2. On behalf of the appellants, the learned counsel Shri G. Natarajan explained the facts of the case and submitted that the appellants had intimated the department vide letter dated 29.03.2014 that they have availed the re-credit of Rs.20,83,773/- which is the amount that was not required to be reversed as the activity of storage and warehousing of rice was not an exempted service for the period between 01.07.2012 to 16.02.2014. He relied upon the decision of the Hon’ble High Court of Madras in the case of M/s. ICMC Corporation Ltd., Vs CESTAT, Chennai reported in 2014 (302) E.L.T.45 (Mad.,) to argue that the Hon’ble Court has held that there is no impediment in taking suo motu credit if it is otherwise eligible. It is pointed out by him that the second allegation by the department is that the re-credit was not taken before 30th June of the said year. The amount of Rs.20,83,773/- was taken as re-credit by the appellants as such credit was not required to be reversed at all and is not an adjustment of credit under Rule 6(3A). So, this time-limit does not apply to the re-credit taken by them. He prayed that the appeal may be allowed.
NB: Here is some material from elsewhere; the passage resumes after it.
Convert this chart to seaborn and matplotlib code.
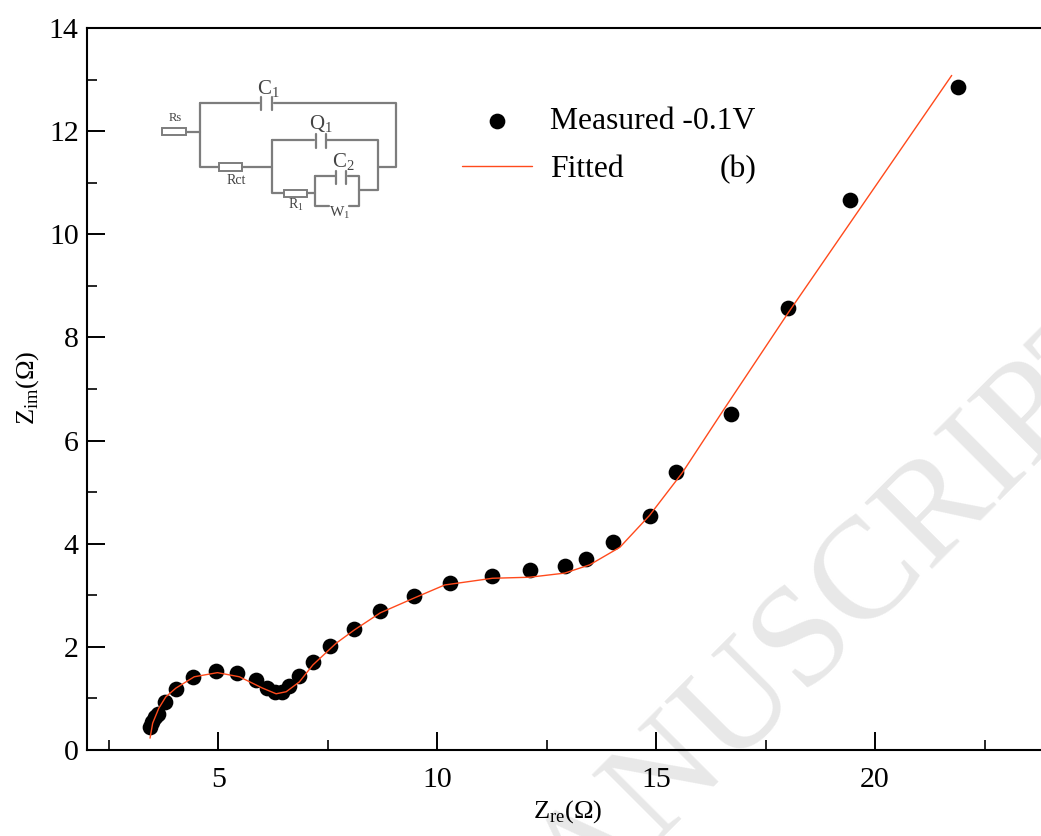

3. The learned Authorised Representative Shri L. Nandakumar appeared for the department. He supported the findings in the impugned order. It is stressed by him that since the provision in Cenvat credit rules prescribes the period for reversal/adjustment of excess reversal of proportionate credit and is to be made within a year, the re-credit taken by the appellants on 29.03.2014 is against the provisions of law.

4. Heard both sides.

5. The issue is with regard to the re-credit availed by the appellants on 29.03.2014 for an amount of Rs.20,83,773/-. As explained by the learned counsel for the appellants, the said re-credit is not adjustment of the excess reversal of proportionate credit in terms of Rule 6(3A) of Cenvat Credit Rules, 2004. When Notification No.4/2014 made the Storage and Warehousing Services of rice to be exempted services, the said service became taxable for the period 01.07.2012 to 16.02.2014. The appellants had been reversing the proportionate credit on the common input services availed by them. When the reversal/adjustment is made under Rule 6(3A), the time-limit as prescribed in the Cenvat Credit Rules, 2004 would apply. In the present case, the re-credit is an adjustment/correction of the excess reversal which was not required to be made by them. The decision of the Hon’ble High court of Madras in M/s. ICMC Corporation Ltd., (supra) has held that the assessee is eligible to take suo motu Following the said decision, I find no ground to hold that the appellants are not eligible to take suo motu re-credit of an amount of Rs.20,83,773/-. So also, the allegation of the department that the credit ought to have been take before 30th of June of the succeeding year is without any basis in the facts of this case as it is not reversal of proportionate credit but only re-credit of the credit which was not required to be reversed.

6. From the above discussions, I hold that the impugned order cannot sustain. The same is set aside. The appeal is allowed with consequential reliefs, if any.